◆ Data listing ◆
>>>

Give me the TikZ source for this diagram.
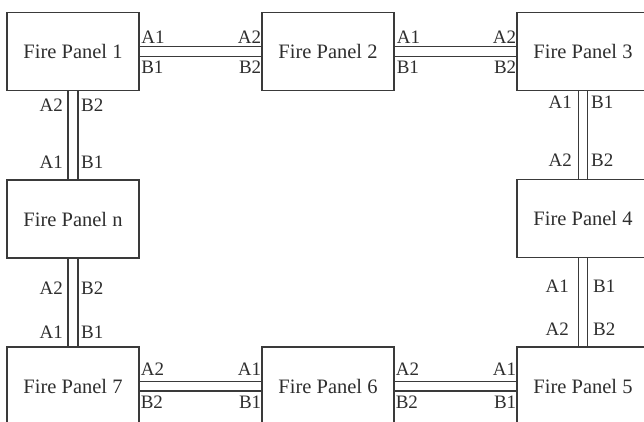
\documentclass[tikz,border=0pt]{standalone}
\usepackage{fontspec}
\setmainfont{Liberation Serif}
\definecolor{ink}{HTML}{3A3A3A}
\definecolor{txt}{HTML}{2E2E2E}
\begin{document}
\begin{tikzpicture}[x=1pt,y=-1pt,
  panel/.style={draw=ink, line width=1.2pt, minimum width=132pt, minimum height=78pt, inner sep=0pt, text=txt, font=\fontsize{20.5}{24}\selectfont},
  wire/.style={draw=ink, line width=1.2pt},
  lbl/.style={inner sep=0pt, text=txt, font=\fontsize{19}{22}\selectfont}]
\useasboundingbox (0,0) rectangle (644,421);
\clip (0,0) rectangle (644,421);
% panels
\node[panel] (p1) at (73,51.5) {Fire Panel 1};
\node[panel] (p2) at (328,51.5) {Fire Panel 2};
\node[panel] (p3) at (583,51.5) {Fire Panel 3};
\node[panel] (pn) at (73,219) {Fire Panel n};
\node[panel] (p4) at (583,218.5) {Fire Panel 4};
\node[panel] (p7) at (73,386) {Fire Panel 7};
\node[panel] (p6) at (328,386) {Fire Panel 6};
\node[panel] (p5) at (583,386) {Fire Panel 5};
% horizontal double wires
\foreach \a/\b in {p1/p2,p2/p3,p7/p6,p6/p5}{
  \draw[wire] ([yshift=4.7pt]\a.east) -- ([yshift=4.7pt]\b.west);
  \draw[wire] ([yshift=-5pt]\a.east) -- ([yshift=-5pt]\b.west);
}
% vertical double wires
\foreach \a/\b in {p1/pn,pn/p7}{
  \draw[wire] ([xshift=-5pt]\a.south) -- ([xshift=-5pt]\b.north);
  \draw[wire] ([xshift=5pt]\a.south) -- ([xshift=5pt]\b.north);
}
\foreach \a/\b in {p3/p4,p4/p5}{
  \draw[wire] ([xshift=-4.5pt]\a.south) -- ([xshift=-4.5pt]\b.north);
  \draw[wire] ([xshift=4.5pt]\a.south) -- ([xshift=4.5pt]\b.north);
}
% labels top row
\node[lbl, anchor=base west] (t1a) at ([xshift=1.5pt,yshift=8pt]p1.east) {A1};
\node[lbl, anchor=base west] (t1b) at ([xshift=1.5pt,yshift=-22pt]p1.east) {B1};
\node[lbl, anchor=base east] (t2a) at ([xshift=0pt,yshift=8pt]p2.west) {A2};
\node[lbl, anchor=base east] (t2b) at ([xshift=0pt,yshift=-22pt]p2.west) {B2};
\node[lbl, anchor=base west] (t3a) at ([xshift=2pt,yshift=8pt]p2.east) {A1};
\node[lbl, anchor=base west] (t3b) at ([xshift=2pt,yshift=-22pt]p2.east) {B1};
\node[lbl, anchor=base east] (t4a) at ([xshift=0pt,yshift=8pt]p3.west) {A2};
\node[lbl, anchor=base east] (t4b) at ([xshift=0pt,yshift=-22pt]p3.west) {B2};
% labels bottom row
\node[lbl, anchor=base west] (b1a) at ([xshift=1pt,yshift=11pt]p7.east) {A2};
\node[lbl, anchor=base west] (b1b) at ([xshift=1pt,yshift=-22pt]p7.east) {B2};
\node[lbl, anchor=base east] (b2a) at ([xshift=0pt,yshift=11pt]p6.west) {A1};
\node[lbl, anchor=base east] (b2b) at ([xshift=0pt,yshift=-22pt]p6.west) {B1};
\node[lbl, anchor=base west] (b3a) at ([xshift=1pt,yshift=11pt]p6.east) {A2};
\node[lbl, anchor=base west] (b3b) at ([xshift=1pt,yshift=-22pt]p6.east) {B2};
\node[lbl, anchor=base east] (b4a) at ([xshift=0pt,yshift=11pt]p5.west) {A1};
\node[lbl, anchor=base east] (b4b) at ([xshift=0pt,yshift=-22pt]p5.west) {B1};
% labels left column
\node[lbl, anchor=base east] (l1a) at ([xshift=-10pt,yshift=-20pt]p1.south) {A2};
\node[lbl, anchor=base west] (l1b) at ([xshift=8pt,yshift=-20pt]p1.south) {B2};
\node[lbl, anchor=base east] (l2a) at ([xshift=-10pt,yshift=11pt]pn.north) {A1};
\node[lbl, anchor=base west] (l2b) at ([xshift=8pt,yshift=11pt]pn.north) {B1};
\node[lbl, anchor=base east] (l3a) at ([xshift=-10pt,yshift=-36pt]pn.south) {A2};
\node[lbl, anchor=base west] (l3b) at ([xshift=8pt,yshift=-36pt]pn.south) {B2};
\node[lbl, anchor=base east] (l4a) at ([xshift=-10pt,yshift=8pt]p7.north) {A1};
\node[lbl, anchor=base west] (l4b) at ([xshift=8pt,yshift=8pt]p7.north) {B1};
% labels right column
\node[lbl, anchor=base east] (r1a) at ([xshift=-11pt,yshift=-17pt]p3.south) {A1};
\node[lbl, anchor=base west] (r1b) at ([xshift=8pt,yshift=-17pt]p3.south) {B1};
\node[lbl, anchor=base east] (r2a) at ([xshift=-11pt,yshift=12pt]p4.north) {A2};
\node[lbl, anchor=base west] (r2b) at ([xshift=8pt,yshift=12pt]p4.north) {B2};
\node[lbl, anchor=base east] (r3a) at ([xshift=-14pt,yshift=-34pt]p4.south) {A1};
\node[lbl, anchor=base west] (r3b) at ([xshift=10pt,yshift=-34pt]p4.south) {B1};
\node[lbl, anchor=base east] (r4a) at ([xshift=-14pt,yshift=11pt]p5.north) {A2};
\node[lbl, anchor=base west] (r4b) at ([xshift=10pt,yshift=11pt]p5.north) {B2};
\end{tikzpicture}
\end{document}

<<<
>>>

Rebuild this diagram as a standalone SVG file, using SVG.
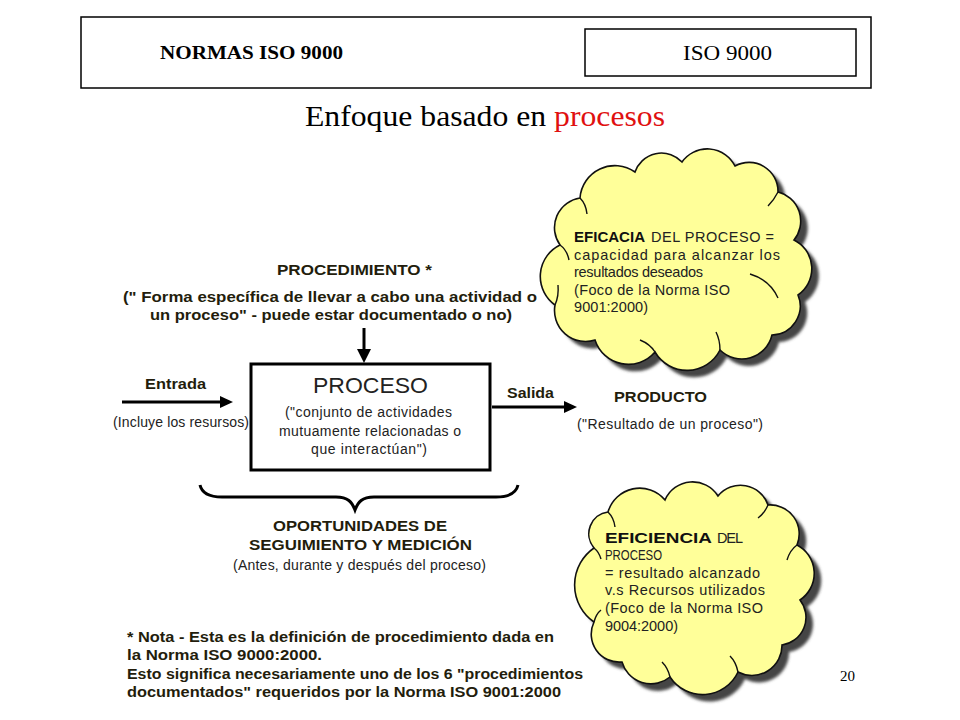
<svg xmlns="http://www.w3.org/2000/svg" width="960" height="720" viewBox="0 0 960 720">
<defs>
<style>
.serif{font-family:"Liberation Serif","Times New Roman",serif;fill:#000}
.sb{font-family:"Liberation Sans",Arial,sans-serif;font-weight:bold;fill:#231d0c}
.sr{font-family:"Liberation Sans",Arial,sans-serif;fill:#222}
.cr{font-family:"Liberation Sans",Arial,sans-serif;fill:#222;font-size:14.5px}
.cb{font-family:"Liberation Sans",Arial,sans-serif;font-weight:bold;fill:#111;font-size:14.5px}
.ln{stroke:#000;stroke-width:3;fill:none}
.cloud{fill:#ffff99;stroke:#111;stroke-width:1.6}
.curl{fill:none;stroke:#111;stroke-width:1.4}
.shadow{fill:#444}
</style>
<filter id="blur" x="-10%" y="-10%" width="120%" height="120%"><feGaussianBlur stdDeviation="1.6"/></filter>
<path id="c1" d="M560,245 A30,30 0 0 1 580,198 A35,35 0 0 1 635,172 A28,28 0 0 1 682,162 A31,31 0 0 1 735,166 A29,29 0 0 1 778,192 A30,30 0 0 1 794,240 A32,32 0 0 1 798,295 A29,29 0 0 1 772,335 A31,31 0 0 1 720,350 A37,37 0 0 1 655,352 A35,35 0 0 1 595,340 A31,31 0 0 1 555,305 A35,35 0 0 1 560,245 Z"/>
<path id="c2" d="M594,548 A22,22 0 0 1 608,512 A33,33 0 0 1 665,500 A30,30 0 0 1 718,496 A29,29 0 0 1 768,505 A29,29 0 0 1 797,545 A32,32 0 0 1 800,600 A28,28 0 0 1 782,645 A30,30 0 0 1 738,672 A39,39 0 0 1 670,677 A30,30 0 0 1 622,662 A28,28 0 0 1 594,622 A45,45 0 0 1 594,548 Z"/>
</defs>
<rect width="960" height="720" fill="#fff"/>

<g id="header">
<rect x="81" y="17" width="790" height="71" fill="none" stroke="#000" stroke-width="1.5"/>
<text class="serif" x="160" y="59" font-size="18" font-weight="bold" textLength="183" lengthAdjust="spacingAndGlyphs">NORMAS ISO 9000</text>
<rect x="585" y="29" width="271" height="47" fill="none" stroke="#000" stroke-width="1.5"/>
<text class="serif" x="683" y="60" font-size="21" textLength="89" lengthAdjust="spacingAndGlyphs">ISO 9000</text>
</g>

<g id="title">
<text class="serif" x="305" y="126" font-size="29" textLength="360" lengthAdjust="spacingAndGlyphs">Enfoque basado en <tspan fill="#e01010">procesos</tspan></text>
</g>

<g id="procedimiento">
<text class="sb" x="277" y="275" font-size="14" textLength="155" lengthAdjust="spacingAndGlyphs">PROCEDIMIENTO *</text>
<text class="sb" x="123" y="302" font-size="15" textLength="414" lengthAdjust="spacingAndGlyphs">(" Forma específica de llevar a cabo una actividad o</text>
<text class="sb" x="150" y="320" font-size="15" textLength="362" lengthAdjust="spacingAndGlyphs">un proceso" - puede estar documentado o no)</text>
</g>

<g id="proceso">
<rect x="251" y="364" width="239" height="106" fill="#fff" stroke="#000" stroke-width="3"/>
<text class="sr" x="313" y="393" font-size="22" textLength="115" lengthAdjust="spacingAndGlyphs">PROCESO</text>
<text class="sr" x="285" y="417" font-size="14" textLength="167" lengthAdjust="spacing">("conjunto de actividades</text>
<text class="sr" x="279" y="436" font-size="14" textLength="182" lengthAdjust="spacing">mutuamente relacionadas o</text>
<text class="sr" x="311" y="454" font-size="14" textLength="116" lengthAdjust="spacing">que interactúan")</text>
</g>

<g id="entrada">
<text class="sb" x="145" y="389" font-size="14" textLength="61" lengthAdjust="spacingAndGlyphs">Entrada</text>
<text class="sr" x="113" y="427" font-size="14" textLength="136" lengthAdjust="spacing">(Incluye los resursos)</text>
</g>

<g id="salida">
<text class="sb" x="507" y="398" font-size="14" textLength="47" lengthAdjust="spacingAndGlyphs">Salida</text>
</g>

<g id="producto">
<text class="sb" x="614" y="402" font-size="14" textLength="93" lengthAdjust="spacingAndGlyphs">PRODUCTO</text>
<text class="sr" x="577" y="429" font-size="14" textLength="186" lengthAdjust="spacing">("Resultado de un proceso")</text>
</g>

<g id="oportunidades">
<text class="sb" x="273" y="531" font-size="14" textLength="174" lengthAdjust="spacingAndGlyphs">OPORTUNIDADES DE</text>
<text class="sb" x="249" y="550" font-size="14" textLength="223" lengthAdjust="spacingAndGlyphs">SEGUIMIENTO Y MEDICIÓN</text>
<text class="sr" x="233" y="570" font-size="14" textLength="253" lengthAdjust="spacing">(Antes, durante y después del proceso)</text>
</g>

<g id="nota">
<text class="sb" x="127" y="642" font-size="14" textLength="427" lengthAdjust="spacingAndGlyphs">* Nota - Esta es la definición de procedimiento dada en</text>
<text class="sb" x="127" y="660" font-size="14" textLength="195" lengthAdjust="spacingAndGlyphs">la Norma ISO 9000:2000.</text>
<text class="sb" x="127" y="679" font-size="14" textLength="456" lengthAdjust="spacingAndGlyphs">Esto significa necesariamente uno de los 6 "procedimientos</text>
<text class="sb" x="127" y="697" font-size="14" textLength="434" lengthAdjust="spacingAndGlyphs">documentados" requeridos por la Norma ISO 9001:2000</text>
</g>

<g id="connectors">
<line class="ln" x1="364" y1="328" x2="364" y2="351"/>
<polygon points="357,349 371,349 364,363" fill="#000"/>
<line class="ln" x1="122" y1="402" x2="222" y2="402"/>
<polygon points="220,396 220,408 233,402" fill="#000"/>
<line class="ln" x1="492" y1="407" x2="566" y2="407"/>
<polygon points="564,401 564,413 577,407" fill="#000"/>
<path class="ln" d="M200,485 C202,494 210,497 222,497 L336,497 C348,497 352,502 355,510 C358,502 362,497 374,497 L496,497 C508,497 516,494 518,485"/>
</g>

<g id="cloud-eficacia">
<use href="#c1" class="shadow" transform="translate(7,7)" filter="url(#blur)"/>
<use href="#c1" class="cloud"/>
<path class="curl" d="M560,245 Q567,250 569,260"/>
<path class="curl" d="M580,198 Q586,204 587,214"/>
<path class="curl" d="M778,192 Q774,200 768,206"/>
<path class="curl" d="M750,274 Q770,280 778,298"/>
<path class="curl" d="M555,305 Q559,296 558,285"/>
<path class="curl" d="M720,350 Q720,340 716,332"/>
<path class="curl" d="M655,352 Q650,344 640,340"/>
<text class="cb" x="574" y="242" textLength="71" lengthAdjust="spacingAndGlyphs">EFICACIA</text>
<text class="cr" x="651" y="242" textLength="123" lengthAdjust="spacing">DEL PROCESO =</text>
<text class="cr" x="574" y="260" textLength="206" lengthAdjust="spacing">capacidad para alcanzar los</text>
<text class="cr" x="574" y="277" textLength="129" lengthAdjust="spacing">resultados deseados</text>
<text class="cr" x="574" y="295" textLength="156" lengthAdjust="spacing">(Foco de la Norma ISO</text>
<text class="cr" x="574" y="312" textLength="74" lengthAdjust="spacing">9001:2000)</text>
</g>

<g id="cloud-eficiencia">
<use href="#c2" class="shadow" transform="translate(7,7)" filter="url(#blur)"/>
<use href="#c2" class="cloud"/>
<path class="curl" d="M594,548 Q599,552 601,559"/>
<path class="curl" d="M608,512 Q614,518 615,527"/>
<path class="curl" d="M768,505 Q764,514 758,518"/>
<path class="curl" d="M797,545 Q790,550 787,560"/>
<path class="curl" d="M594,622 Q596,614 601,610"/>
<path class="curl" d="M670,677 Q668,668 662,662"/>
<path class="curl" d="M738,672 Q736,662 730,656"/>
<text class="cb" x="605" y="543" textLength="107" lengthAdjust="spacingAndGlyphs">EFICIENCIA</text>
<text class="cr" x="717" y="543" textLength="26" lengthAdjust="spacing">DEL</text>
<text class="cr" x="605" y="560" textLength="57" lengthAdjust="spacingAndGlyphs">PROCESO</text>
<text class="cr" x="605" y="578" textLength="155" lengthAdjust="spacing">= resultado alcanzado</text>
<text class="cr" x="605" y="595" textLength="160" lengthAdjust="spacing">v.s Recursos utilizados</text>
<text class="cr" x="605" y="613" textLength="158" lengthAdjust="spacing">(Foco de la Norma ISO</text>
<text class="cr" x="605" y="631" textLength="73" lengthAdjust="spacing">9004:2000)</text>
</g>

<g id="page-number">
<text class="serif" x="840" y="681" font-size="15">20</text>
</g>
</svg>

<<<

In the records above, find the lines containing "diagram" and copy them.

Give me the TikZ source for this diagram.
Rebuild this diagram as a standalone SVG file, using SVG.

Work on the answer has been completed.